#### What you need to do
Return every line below as is, leaving out the pictures.
+++
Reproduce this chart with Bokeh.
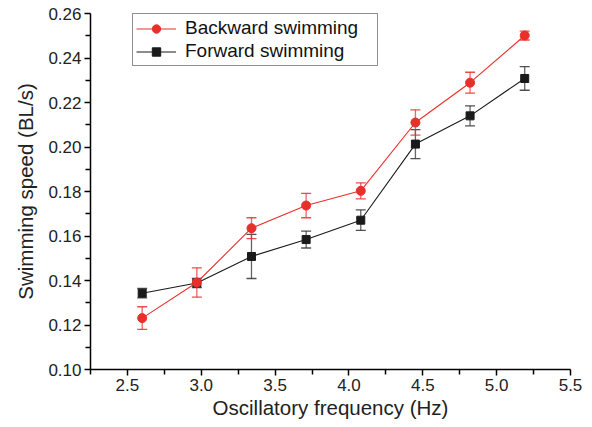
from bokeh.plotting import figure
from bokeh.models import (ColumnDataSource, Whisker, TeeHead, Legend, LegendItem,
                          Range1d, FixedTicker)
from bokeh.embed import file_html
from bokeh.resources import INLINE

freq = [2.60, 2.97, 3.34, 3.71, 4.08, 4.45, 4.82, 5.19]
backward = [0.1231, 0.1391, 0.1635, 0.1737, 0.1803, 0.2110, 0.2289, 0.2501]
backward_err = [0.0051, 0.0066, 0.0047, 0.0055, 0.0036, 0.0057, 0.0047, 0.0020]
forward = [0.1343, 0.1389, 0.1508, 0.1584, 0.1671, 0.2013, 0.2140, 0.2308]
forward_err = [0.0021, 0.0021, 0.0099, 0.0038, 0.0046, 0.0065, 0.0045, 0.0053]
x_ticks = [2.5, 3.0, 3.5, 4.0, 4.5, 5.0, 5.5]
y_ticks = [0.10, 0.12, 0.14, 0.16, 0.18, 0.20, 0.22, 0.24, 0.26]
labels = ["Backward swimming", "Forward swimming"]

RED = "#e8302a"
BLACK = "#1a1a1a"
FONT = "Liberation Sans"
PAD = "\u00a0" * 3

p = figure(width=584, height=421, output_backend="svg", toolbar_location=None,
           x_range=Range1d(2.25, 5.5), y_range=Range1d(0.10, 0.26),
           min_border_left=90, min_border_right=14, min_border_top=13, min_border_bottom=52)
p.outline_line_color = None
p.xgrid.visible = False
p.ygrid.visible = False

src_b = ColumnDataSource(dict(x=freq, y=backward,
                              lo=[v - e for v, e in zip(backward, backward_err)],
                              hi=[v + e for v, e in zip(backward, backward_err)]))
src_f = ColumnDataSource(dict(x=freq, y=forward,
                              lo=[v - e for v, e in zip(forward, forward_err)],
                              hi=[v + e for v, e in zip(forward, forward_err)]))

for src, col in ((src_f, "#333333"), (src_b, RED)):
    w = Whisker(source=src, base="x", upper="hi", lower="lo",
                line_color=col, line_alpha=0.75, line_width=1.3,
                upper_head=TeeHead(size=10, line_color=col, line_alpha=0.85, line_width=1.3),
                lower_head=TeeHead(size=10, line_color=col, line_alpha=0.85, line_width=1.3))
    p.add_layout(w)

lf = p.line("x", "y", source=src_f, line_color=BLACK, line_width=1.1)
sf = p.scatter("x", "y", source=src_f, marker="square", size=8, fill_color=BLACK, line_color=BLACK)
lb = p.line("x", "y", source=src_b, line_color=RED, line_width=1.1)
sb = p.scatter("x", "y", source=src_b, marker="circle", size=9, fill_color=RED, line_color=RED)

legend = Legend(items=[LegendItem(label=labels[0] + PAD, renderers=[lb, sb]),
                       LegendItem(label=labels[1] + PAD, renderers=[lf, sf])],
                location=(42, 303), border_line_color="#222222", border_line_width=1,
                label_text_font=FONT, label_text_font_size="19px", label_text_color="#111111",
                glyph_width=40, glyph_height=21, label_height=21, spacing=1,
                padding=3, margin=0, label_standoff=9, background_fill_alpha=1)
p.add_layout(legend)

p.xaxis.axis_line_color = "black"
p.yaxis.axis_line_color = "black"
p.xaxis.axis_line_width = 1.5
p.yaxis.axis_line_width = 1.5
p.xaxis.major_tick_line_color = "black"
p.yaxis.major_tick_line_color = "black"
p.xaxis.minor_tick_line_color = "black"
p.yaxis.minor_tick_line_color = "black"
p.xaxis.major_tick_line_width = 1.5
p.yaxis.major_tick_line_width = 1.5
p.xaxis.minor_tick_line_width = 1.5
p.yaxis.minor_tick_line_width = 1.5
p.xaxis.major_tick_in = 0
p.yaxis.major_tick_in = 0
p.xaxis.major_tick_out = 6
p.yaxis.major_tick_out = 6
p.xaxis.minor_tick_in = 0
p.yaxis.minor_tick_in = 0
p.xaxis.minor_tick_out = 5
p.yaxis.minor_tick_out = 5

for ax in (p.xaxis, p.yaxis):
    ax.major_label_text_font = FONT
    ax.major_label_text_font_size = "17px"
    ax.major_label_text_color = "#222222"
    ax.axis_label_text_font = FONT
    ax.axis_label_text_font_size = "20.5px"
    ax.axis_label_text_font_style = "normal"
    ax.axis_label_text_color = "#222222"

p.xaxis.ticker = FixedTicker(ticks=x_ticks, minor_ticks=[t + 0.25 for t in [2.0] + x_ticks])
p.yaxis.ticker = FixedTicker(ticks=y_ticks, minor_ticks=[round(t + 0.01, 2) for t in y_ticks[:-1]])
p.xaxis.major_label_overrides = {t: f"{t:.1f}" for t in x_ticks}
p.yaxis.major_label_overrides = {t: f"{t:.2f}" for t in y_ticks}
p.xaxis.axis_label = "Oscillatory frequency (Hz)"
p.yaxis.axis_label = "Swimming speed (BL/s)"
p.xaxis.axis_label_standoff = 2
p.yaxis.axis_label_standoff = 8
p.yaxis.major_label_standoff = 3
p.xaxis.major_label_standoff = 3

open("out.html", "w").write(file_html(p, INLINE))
+++
#### Result of this exercise
Reproduce this chart with Bokeh.
from bokeh.plotting import figure
from bokeh.models import (ColumnDataSource, Whisker, TeeHead, Legend, LegendItem,
                          Range1d, FixedTicker)
from bokeh.embed import file_html
from bokeh.resources import INLINE

freq = [2.60, 2.97, 3.34, 3.71, 4.08, 4.45, 4.82, 5.19]
backward = [0.1231, 0.1391, 0.1635, 0.1737, 0.1803, 0.2110, 0.2289, 0.2501]
backward_err = [0.0051, 0.0066, 0.0047, 0.0055, 0.0036, 0.0057, 0.0047, 0.0020]
forward = [0.1343, 0.1389, 0.1508, 0.1584, 0.1671, 0.2013, 0.2140, 0.2308]
forward_err = [0.0021, 0.0021, 0.0099, 0.0038, 0.0046, 0.0065, 0.0045, 0.0053]
x_ticks = [2.5, 3.0, 3.5, 4.0, 4.5, 5.0, 5.5]
y_ticks = [0.10, 0.12, 0.14, 0.16, 0.18, 0.20, 0.22, 0.24, 0.26]
labels = ["Backward swimming", "Forward swimming"]

RED = "#e8302a"
BLACK = "#1a1a1a"
FONT = "Liberation Sans"
PAD = "\u00a0" * 3

p = figure(width=584, height=421, output_backend="svg", toolbar_location=None,
           x_range=Range1d(2.25, 5.5), y_range=Range1d(0.10, 0.26),
           min_border_left=90, min_border_right=14, min_border_top=13, min_border_bottom=52)
p.outline_line_color = None
p.xgrid.visible = False
p.ygrid.visible = False

src_b = ColumnDataSource(dict(x=freq, y=backward,
                              lo=[v - e for v, e in zip(backward, backward_err)],
                              hi=[v + e for v, e in zip(backward, backward_err)]))
src_f = ColumnDataSource(dict(x=freq, y=forward,
                              lo=[v - e for v, e in zip(forward, forward_err)],
                              hi=[v + e for v, e in zip(forward, forward_err)]))

for src, col in ((src_f, "#333333"), (src_b, RED)):
    w = Whisker(source=src, base="x", upper="hi", lower="lo",
                line_color=col, line_alpha=0.75, line_width=1.3,
                upper_head=TeeHead(size=10, line_color=col, line_alpha=0.85, line_width=1.3),
                lower_head=TeeHead(size=10, line_color=col, line_alpha=0.85, line_width=1.3))
    p.add_layout(w)

lf = p.line("x", "y", source=src_f, line_color=BLACK, line_width=1.1)
sf = p.scatter("x", "y", source=src_f, marker="square", size=8, fill_color=BLACK, line_color=BLACK)
lb = p.line("x", "y", source=src_b, line_color=RED, line_width=1.1)
sb = p.scatter("x", "y", source=src_b, marker="circle", size=9, fill_color=RED, line_color=RED)

legend = Legend(items=[LegendItem(label=labels[0] + PAD, renderers=[lb, sb]),
                       LegendItem(label=labels[1] + PAD, renderers=[lf, sf])],
                location=(42, 303), border_line_color="#222222", border_line_width=1,
                label_text_font=FONT, label_text_font_size="19px", label_text_color="#111111",
                glyph_width=40, glyph_height=21, label_height=21, spacing=1,
                padding=3, margin=0, label_standoff=9, background_fill_alpha=1)
p.add_layout(legend)

p.xaxis.axis_line_color = "black"
p.yaxis.axis_line_color = "black"
p.xaxis.axis_line_width = 1.5
p.yaxis.axis_line_width = 1.5
p.xaxis.major_tick_line_color = "black"
p.yaxis.major_tick_line_color = "black"
p.xaxis.minor_tick_line_color = "black"
p.yaxis.minor_tick_line_color = "black"
p.xaxis.major_tick_line_width = 1.5
p.yaxis.major_tick_line_width = 1.5
p.xaxis.minor_tick_line_width = 1.5
p.yaxis.minor_tick_line_width = 1.5
p.xaxis.major_tick_in = 0
p.yaxis.major_tick_in = 0
p.xaxis.major_tick_out = 6
p.yaxis.major_tick_out = 6
p.xaxis.minor_tick_in = 0
p.yaxis.minor_tick_in = 0
p.xaxis.minor_tick_out = 5
p.yaxis.minor_tick_out = 5

for ax in (p.xaxis, p.yaxis):
    ax.major_label_text_font = FONT
    ax.major_label_text_font_size = "17px"
    ax.major_label_text_color = "#222222"
    ax.axis_label_text_font = FONT
    ax.axis_label_text_font_size = "20.5px"
    ax.axis_label_text_font_style = "normal"
    ax.axis_label_text_color = "#222222"

p.xaxis.ticker = FixedTicker(ticks=x_ticks, minor_ticks=[t + 0.25 for t in [2.0] + x_ticks])
p.yaxis.ticker = FixedTicker(ticks=y_ticks, minor_ticks=[round(t + 0.01, 2) for t in y_ticks[:-1]])
p.xaxis.major_label_overrides = {t: f"{t:.1f}" for t in x_ticks}
p.yaxis.major_label_overrides = {t: f"{t:.2f}" for t in y_ticks}
p.xaxis.axis_label = "Oscillatory frequency (Hz)"
p.yaxis.axis_label = "Swimming speed (BL/s)"
p.xaxis.axis_label_standoff = 2
p.yaxis.axis_label_standoff = 8
p.yaxis.major_label_standoff = 3
p.xaxis.major_label_standoff = 3

open("out.html", "w").write(file_html(p, INLINE))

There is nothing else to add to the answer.